Le fait que l'armée ne mène pas le projet SAP à son terme suscite le mécontentement des politiques. «Selon les indications de l’entreprise allemande SAP, les forces armées de 57 pays à travers le monde utilisent actuellement ses solutions, dont 22 États membres de l’OTAN sur 29», écrivent les conseillers nationaux Jean-Luc Addor et Fabian Molina dans un postulat que la Commission de la politique de sécurité recommande d'adopter. Les parlementaires souhaitent que l'on explique «pourquoi le DDPS ne continue pas de s’appuyer sur des solutions standard qui ont fait leurs preuves et entend mettre en place, en partie sur une nouvelle plateforme numérique, des applications critiques pour l’engagement et mettre hors service les applications équivalentes existantes».  

Selon les auteurs du postulat, l'objectif devrait être «d’assurer effectivement l’efficience sous l’angle des coûts, qui peut être atteinte avec les logiciels SAP standard dans le domaine de la défense, au lieu de viser un niveau d’ambition trop élevé en cherchant à développer des solutions suisses sur mesure, ce qui entraînerait de grands risques de retard et de conséquences financières négatives». 

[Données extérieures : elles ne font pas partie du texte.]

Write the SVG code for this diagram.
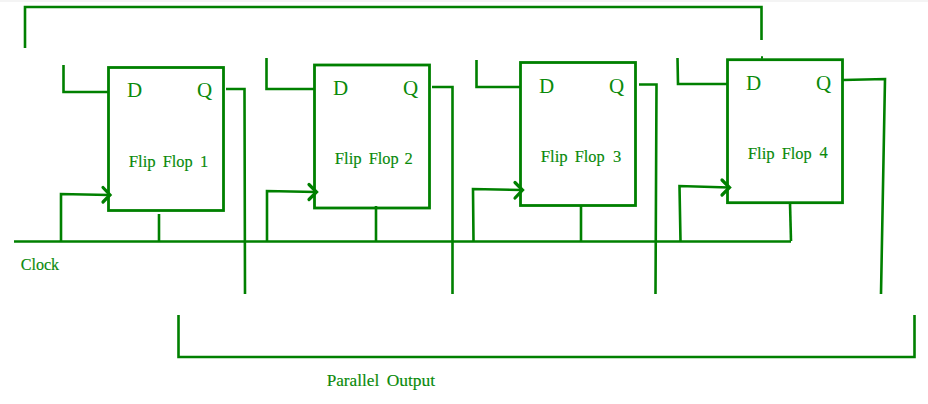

Les parlementaires demandent notamment au Conseil fédéral de s'enquérir de l'état d'avancement du projet «Systèmes ERP D/ar» et de clarifier dans quels délais et à quelles conditions la 8ème phase du projet, qui a été interrompue, pourrait être poursuivie conformément à la planification initiale. L'exécutif est en outre invité à examiner «comment le niveau d’ambition de l’architecture informatique au DDPS peut être adapté aux ressources financières, techniques et en personnel disponibles de sorte que les risques soient réduits au minimum et le calendrier tenu» et  «comment la gouvernance doit être conçue pour le pilotage des grands projets informatiques du DDPS pour lesquels le niveau d’ambition est adapté».